Monday 10 June 2013

How to: change an existing Order

I get quite a few enquires about changing existing parenting orders – perhaps the Orders that were made years ago didn’t envisage your children’s High School needs, or maybe you need to move away, or maybe the kids are just spending more time with friends or on extra-curricular activities or part-time jobs and the Orders no longer suit.

If both parents agree that changes are needed to the Orders and you both agree on those changes you have two options:

* You can enter into a Parenting Plan varying the existing Orders. You should obtain specific legal advice about the effect of a Parenting Plan in these circumstances; or

* You can both sign draft Consent Orders, which the Family Court can make into new Orders, without the need for either of you to appear in Court.

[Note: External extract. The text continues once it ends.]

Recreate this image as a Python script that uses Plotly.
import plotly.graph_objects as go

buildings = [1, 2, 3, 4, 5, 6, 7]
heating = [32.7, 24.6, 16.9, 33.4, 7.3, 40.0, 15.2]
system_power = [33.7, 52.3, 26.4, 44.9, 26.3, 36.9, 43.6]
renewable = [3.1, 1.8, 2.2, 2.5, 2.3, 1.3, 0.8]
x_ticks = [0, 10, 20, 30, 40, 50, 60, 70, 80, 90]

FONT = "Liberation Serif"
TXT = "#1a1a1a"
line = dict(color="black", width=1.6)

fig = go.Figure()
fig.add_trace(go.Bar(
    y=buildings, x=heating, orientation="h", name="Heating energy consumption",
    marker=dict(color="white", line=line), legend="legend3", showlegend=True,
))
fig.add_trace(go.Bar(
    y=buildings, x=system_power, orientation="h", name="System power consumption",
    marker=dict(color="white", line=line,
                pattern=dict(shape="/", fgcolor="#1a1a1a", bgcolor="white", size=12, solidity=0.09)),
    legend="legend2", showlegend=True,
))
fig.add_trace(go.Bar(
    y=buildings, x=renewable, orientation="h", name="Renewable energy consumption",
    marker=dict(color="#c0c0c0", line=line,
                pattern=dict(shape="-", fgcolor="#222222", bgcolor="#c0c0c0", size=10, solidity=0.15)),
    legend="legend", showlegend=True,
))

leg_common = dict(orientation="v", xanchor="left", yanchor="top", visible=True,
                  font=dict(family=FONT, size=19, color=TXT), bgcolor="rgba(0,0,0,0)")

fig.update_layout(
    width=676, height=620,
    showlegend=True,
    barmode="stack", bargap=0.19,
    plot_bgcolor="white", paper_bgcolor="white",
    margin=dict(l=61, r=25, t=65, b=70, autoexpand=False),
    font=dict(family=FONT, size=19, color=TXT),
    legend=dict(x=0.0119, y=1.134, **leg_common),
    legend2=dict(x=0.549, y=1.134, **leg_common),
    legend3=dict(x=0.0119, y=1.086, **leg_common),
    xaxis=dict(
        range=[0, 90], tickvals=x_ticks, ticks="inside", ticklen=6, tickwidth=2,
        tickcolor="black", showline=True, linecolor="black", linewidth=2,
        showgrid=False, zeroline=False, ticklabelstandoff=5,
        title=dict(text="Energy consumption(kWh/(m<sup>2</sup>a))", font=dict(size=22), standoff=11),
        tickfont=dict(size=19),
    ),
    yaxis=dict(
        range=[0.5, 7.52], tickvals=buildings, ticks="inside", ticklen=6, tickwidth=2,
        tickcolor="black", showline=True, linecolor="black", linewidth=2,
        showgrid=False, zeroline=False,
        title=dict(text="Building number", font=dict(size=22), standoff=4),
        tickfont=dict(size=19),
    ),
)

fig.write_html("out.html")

Again, you should seek specific legal advice.

If you have been approached about changing existing Orders – or if you want to approach the other parent about changing existing Orders – you should consider if the change proposed is in the best interests of the kids – that consideration comes before any advantage to you or the other parent or any impact on you or the other parent.

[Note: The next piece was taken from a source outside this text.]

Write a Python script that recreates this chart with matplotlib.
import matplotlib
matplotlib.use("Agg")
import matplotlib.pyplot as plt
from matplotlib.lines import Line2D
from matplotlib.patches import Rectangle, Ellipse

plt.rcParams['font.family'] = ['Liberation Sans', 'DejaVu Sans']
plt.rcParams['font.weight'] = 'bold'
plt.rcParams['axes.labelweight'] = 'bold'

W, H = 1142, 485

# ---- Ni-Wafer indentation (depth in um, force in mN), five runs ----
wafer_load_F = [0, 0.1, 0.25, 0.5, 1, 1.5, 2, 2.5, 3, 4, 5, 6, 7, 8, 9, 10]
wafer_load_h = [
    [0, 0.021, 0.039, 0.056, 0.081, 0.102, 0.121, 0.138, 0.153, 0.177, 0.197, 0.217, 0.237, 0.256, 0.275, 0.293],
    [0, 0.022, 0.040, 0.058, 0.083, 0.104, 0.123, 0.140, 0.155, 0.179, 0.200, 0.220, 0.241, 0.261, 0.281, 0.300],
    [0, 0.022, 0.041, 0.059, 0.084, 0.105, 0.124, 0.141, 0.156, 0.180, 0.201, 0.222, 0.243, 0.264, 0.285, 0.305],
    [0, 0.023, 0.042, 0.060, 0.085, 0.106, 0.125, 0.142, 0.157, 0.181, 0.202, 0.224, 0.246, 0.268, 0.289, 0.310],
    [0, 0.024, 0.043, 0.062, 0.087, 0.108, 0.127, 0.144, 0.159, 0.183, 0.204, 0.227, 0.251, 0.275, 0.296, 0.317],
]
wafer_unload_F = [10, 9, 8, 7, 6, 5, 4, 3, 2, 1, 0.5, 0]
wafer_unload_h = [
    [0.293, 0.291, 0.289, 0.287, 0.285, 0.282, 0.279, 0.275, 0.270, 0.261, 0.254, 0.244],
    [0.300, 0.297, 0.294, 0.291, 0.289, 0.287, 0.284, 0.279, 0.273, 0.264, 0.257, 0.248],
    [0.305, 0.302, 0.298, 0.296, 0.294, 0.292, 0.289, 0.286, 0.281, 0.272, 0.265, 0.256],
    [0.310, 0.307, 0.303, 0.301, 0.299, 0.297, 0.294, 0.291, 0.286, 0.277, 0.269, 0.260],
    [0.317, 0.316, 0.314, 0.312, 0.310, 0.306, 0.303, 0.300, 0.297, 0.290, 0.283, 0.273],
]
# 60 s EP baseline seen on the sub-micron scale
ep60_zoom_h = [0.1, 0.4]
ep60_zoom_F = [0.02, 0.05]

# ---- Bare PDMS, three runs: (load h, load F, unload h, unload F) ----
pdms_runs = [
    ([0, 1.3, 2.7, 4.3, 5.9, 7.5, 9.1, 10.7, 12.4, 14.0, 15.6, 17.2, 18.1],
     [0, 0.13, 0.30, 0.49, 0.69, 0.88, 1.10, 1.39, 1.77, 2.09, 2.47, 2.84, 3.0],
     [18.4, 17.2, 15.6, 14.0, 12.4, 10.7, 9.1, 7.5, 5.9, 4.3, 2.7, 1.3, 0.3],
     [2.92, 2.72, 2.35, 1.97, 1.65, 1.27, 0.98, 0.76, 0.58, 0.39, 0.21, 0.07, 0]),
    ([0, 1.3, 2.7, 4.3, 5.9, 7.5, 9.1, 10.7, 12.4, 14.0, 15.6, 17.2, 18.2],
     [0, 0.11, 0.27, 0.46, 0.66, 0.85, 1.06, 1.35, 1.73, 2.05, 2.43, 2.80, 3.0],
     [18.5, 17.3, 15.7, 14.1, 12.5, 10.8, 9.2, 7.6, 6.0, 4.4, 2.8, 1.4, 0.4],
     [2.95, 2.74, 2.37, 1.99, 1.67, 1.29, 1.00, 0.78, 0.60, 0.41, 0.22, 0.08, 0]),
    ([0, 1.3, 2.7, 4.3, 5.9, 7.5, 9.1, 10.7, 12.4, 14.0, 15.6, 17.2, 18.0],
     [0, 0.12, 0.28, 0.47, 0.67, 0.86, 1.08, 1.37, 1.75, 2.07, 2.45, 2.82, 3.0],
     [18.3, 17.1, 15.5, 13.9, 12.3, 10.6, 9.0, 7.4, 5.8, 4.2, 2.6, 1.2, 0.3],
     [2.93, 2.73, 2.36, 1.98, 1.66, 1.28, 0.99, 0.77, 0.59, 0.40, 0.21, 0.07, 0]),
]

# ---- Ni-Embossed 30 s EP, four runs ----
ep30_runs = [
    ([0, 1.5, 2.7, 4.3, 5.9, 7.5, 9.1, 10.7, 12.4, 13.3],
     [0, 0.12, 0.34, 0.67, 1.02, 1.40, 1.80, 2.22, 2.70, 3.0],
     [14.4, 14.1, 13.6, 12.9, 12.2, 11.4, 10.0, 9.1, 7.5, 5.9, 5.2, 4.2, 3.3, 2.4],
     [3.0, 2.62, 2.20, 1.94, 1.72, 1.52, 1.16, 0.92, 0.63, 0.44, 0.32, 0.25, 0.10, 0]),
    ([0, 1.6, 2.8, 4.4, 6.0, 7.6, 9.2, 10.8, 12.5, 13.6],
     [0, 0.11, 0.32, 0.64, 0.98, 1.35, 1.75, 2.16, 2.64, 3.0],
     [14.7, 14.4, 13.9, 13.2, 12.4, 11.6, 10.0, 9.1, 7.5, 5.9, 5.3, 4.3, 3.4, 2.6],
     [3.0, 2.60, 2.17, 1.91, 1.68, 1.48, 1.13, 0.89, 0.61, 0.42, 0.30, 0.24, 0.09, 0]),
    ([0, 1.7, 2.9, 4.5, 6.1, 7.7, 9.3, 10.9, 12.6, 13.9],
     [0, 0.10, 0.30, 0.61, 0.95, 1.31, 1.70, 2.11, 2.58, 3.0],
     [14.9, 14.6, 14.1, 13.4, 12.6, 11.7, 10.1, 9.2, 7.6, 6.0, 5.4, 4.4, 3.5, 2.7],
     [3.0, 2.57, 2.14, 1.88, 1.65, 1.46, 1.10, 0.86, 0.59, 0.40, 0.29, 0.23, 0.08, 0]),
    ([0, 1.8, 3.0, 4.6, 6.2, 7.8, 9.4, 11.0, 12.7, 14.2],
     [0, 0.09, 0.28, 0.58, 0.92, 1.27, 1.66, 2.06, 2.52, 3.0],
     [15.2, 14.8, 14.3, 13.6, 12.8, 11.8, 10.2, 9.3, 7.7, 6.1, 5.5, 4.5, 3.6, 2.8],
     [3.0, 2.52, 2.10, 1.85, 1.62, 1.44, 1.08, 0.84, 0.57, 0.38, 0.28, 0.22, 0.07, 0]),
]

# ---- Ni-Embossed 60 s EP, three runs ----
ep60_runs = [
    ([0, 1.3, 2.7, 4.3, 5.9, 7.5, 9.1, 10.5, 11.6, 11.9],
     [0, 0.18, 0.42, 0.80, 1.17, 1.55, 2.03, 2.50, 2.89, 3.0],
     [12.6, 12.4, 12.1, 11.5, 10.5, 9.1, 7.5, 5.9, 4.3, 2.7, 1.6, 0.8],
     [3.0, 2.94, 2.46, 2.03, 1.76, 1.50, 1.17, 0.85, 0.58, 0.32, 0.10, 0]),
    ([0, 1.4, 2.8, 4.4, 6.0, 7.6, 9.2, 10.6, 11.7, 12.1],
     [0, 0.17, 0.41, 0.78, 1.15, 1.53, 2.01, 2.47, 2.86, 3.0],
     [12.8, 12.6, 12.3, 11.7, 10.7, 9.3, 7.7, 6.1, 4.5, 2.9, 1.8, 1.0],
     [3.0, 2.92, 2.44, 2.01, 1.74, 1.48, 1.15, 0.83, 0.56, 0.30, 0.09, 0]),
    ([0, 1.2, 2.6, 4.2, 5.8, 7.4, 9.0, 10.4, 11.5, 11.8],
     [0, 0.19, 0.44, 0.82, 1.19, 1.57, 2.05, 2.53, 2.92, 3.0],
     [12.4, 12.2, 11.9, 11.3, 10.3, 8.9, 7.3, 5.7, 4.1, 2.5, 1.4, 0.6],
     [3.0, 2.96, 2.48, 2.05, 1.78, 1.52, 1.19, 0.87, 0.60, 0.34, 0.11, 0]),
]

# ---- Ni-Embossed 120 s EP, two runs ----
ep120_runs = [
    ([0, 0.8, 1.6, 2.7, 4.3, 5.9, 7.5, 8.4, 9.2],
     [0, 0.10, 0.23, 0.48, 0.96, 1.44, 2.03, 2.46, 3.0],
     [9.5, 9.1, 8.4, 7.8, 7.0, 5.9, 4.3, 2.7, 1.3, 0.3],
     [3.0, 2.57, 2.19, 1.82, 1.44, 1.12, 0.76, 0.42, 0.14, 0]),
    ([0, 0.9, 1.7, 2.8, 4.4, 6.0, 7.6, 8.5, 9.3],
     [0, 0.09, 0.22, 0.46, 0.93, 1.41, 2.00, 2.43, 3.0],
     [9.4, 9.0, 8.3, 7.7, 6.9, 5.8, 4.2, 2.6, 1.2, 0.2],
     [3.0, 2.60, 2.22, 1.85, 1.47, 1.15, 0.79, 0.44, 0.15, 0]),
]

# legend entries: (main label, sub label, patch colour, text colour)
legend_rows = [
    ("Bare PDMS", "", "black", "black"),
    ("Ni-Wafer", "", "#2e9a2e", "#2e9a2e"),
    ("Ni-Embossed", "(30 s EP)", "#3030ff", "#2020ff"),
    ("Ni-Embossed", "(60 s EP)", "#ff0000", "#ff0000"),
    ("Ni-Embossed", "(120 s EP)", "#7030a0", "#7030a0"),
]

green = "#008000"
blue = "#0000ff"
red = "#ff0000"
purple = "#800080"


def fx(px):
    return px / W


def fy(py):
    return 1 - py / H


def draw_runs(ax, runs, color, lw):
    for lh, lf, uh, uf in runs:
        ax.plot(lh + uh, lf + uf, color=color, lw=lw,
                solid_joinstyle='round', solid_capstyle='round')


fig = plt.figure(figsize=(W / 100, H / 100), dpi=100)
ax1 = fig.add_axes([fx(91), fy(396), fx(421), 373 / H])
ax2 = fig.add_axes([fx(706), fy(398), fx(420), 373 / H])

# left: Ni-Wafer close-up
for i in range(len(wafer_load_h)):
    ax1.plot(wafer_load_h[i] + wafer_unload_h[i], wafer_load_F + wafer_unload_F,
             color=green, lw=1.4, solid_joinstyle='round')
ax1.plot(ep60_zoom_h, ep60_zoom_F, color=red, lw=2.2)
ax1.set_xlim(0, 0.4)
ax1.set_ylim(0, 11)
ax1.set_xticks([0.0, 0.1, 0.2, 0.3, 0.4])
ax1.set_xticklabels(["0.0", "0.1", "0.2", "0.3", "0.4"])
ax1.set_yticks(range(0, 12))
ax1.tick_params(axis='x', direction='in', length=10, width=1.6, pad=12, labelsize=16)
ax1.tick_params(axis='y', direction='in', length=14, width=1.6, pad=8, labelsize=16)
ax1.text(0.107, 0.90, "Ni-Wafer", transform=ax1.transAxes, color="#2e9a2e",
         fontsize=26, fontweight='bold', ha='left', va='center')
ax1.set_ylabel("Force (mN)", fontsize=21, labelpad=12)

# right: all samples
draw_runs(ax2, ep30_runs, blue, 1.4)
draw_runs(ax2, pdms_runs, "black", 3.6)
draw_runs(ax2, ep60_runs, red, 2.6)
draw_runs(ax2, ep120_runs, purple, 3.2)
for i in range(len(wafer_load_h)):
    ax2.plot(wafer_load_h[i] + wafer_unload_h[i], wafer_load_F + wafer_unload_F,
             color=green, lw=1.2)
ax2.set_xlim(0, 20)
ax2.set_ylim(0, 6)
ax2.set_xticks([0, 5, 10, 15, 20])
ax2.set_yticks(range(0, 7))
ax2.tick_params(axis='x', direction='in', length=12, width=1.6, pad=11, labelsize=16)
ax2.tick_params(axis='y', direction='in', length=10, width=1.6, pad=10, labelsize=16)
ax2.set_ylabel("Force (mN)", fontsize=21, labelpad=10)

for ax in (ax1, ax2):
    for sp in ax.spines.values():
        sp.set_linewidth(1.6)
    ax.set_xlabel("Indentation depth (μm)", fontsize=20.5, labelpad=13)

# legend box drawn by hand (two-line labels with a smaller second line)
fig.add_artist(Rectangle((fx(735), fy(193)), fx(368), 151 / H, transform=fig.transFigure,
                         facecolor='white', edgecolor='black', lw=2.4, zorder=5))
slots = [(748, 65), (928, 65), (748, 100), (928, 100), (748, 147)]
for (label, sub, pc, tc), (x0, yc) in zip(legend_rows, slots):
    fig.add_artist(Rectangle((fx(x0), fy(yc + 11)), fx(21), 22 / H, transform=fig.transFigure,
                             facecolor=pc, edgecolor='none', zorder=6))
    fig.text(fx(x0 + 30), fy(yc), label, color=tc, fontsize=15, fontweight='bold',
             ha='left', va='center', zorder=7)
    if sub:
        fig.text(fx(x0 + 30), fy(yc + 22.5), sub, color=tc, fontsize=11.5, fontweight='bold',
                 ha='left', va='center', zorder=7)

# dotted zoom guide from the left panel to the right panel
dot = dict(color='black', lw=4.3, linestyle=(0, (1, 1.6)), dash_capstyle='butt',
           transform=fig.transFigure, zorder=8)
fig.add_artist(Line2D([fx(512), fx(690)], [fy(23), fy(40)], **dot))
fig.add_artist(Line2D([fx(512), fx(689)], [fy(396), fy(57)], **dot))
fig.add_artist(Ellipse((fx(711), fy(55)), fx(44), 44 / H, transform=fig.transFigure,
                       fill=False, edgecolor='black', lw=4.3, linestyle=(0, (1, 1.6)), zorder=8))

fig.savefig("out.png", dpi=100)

If you wish to change existing Court Order but the other side doesn’t agree – or the other side wants a change and you don’t agree – it may be necessary to make an application to the Court.

However, in order to make an application to change existing Orders it will be necessary to show that there has been a significant change of circumstances that makes a change necessary.

What exactly constitutes a significant change of circumstances can be a vexed question. A change in circumstances can include the age of the child, the health of the child, or the financial circumstances of the household. But it needs to be a significant change in circumstances and not simply the passage of time or a change in the Family Law Act.